**EXERCISE DIRECTIONS:**
Below, locate the line that contains "Convert this chart to Bokeh code.". Repeat exactly from that line to the line that contains "col_names = [g", inclusive, leaving out the pictures.

**SUPPLIED DATA:**
<<<<

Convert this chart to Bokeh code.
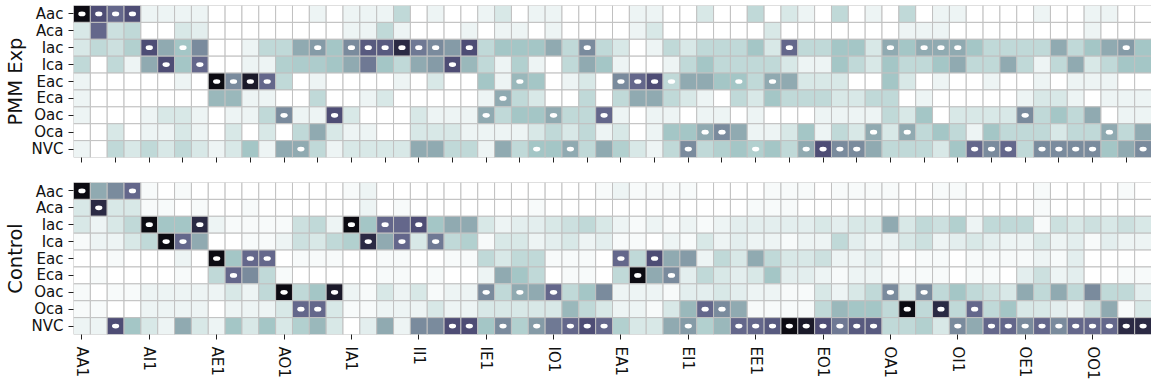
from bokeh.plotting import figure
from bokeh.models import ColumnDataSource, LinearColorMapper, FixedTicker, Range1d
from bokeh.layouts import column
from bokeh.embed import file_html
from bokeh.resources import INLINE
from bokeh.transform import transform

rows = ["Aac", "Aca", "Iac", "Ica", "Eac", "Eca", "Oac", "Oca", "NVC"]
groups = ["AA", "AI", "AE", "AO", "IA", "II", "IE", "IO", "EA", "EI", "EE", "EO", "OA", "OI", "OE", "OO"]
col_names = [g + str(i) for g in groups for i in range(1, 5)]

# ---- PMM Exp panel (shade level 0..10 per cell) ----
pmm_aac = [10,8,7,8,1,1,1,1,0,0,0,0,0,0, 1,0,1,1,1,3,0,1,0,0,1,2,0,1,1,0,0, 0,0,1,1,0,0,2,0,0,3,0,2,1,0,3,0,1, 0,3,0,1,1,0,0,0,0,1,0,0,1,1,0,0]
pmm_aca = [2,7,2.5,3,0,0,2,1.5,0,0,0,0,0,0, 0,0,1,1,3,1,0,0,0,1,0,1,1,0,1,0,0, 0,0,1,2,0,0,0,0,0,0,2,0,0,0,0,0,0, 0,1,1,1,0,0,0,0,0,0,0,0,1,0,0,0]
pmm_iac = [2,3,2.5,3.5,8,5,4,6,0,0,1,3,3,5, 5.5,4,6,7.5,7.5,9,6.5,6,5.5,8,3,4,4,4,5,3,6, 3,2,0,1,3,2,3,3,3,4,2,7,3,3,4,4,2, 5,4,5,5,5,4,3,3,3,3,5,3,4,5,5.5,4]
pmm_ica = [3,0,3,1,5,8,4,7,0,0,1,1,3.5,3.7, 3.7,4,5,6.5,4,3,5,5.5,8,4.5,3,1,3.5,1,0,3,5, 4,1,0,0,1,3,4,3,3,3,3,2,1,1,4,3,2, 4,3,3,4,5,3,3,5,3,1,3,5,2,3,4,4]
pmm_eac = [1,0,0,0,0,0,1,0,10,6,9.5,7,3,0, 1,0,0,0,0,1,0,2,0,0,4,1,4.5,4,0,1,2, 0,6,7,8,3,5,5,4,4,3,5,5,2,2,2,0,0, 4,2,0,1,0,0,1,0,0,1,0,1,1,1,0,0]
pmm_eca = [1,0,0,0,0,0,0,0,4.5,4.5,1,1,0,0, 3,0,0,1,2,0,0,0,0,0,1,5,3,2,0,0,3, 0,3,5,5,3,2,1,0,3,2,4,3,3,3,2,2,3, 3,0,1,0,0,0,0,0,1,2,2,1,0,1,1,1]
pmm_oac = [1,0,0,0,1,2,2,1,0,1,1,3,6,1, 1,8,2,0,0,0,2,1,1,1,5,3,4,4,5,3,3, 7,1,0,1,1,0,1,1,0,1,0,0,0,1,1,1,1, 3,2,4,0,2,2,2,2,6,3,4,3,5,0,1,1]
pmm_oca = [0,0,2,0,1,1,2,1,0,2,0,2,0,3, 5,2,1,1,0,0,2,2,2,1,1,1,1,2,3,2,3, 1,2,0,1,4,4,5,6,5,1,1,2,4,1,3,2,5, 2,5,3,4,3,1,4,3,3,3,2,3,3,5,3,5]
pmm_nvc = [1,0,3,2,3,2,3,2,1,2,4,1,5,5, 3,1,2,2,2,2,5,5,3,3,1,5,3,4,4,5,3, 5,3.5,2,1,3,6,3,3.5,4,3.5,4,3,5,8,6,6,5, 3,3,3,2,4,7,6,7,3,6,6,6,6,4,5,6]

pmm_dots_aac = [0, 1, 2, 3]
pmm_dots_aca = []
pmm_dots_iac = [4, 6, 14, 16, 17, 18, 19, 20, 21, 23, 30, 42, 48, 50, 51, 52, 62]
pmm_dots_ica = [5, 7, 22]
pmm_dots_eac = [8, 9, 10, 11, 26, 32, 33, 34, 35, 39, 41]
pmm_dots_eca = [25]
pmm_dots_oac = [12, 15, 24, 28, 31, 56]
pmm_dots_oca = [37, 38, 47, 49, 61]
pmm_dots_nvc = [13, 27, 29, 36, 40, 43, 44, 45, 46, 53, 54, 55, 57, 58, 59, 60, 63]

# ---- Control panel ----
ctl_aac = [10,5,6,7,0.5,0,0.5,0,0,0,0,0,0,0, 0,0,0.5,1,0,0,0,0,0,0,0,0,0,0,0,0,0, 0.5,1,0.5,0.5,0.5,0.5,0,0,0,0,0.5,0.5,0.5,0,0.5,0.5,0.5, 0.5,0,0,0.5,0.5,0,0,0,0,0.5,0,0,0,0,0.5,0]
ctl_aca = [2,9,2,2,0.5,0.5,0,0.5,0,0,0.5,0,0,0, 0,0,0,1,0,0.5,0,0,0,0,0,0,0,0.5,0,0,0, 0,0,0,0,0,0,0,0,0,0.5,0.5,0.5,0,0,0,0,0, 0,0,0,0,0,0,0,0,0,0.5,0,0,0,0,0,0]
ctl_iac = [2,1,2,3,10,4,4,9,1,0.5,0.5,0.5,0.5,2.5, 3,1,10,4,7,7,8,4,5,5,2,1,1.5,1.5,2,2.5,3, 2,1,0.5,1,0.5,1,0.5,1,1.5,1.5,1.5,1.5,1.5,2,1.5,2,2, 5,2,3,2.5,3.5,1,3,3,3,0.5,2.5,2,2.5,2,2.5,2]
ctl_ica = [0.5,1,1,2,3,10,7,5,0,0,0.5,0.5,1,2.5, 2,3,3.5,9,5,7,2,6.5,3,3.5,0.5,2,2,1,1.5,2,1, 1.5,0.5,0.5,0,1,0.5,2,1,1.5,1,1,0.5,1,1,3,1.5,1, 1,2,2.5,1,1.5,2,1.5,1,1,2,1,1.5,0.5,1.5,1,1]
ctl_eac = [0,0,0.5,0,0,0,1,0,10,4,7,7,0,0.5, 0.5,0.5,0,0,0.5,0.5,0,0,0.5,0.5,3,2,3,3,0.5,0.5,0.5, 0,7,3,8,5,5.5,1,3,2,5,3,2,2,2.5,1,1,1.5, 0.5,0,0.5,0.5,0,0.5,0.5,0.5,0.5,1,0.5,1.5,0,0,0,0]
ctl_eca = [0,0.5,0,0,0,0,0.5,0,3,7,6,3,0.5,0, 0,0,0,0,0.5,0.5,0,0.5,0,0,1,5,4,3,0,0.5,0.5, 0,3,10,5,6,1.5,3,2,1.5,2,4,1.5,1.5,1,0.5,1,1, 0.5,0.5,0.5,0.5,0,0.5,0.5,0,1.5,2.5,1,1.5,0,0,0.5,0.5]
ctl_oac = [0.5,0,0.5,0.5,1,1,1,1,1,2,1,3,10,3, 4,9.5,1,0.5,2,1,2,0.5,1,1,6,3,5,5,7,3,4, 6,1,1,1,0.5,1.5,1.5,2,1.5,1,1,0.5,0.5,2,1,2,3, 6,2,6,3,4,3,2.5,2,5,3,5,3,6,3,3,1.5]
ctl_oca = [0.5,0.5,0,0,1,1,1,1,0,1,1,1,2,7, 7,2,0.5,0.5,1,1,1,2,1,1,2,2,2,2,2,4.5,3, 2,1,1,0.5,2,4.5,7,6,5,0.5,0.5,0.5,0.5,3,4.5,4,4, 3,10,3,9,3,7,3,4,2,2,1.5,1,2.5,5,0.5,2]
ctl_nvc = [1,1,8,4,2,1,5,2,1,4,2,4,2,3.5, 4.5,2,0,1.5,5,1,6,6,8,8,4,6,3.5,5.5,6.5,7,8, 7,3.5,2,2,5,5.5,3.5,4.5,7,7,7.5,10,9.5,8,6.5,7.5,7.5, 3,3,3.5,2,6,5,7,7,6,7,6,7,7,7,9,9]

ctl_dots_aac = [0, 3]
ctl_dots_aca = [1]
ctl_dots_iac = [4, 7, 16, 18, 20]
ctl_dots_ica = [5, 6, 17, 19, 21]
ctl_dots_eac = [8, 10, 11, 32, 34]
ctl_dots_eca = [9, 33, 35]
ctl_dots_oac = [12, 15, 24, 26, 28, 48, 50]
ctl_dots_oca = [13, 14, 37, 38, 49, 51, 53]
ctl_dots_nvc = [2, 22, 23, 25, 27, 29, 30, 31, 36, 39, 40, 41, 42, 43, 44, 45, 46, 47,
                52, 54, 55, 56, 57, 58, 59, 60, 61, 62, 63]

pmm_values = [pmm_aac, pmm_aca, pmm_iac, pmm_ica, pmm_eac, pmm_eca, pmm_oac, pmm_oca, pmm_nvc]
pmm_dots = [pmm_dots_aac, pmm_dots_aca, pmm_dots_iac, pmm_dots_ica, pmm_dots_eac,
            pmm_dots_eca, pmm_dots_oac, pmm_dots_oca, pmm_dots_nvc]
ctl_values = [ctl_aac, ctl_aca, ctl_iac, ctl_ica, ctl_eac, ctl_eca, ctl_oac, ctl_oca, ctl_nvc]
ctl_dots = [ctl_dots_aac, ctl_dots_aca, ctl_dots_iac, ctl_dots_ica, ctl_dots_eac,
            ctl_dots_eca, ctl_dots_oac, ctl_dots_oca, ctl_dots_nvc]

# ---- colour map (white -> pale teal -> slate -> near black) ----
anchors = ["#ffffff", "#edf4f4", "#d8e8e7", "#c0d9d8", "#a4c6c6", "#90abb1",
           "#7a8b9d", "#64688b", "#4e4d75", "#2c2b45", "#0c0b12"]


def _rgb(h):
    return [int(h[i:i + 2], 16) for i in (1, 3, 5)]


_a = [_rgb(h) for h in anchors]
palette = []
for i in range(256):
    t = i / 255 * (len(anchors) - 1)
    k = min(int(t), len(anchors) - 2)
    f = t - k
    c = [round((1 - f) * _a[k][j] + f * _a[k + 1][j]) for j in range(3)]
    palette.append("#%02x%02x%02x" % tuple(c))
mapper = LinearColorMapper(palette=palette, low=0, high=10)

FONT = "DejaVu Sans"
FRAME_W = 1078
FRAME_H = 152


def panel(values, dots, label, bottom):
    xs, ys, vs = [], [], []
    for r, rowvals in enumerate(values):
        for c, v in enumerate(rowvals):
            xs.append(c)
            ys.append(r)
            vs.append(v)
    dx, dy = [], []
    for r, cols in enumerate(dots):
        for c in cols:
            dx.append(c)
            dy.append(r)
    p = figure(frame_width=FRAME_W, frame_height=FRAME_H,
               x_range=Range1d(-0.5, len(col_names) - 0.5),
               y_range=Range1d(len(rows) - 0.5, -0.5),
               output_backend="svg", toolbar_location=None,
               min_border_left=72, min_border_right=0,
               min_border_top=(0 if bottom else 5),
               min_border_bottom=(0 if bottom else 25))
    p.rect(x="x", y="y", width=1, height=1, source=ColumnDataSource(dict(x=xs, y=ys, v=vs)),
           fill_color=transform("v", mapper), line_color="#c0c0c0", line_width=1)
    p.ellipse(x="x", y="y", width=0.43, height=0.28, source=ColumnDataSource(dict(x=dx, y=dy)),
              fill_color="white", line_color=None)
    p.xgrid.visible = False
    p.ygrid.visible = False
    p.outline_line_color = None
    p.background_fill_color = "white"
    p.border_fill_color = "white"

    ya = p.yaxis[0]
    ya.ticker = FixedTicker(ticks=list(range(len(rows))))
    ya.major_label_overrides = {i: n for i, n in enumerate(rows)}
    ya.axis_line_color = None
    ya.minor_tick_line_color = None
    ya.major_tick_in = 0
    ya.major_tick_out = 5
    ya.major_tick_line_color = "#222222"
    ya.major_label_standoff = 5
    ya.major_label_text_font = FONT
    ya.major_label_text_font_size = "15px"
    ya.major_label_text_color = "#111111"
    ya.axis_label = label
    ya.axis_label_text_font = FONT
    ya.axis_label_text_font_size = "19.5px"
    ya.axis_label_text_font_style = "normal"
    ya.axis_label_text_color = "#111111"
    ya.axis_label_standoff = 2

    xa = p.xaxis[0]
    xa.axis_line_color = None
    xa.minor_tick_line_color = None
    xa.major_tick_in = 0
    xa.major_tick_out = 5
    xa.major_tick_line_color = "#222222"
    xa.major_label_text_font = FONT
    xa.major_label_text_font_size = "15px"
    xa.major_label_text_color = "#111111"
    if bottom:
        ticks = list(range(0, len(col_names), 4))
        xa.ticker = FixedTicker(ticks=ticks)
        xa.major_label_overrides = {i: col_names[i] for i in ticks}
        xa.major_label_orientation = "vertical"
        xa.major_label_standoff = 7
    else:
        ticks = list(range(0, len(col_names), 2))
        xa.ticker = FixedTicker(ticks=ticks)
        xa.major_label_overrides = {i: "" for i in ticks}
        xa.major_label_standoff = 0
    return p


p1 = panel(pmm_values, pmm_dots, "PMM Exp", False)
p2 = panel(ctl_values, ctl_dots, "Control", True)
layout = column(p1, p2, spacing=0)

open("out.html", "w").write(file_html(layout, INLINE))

>>>>
<<<<

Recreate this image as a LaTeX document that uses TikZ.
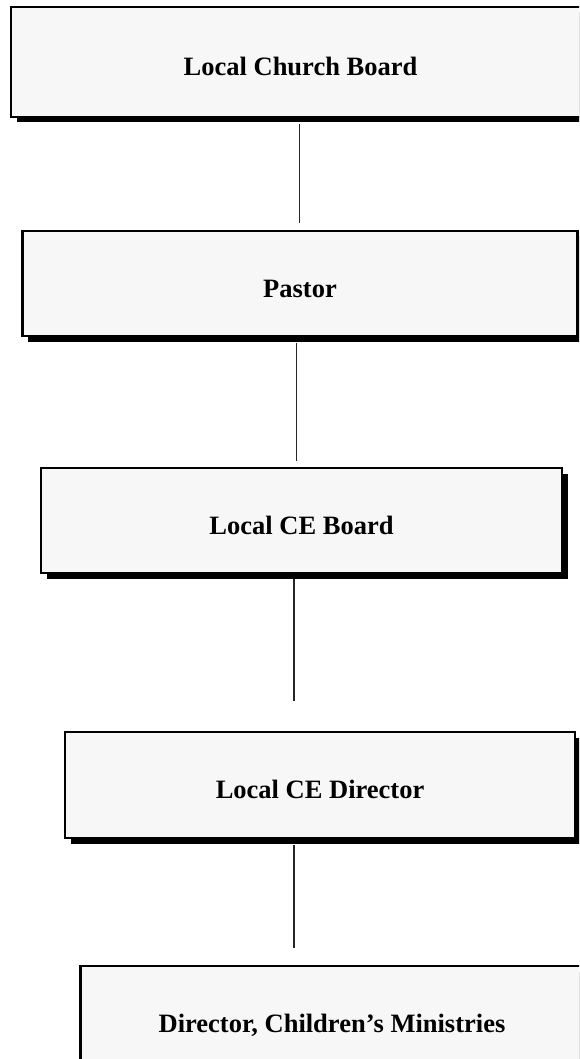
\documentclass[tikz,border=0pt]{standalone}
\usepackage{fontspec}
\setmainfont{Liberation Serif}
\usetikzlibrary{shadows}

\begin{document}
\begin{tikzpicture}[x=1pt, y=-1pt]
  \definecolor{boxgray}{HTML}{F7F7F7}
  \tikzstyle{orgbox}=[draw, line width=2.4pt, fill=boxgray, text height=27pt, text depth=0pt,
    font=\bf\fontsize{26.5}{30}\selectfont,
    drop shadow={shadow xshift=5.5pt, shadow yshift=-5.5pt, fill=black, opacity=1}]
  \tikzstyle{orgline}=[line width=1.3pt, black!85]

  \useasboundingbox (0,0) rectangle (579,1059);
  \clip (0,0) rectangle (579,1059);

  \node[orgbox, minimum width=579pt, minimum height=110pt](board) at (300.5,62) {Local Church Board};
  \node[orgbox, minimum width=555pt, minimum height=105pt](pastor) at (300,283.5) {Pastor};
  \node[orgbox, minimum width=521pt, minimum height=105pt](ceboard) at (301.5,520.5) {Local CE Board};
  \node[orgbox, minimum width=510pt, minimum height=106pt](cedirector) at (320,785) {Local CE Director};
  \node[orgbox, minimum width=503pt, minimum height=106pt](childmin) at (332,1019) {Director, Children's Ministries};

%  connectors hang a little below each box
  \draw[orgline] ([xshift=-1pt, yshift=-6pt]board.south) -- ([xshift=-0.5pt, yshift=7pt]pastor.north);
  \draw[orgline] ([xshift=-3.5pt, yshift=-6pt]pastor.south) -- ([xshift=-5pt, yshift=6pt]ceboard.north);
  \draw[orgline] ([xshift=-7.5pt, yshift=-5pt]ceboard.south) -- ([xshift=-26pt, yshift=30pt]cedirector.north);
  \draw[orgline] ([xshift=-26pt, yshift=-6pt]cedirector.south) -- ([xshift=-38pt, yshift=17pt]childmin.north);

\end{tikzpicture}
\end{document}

>>>>

**RESULT OF THE EXERCISE:**
Convert this chart to Bokeh code.
from bokeh.plotting import figure
from bokeh.models import ColumnDataSource, LinearColorMapper, FixedTicker, Range1d
from bokeh.layouts import column
from bokeh.embed import file_html
from bokeh.resources import INLINE
from bokeh.transform import transform

rows = ["Aac", "Aca", "Iac", "Ica", "Eac", "Eca", "Oac", "Oca", "NVC"]
groups = ["AA", "AI", "AE", "AO", "IA", "II", "IE", "IO", "EA", "EI", "EE", "EO", "OA", "OI", "OE", "OO"]
col_names = [g + str(i) for g in groups for i in range(1, 5)]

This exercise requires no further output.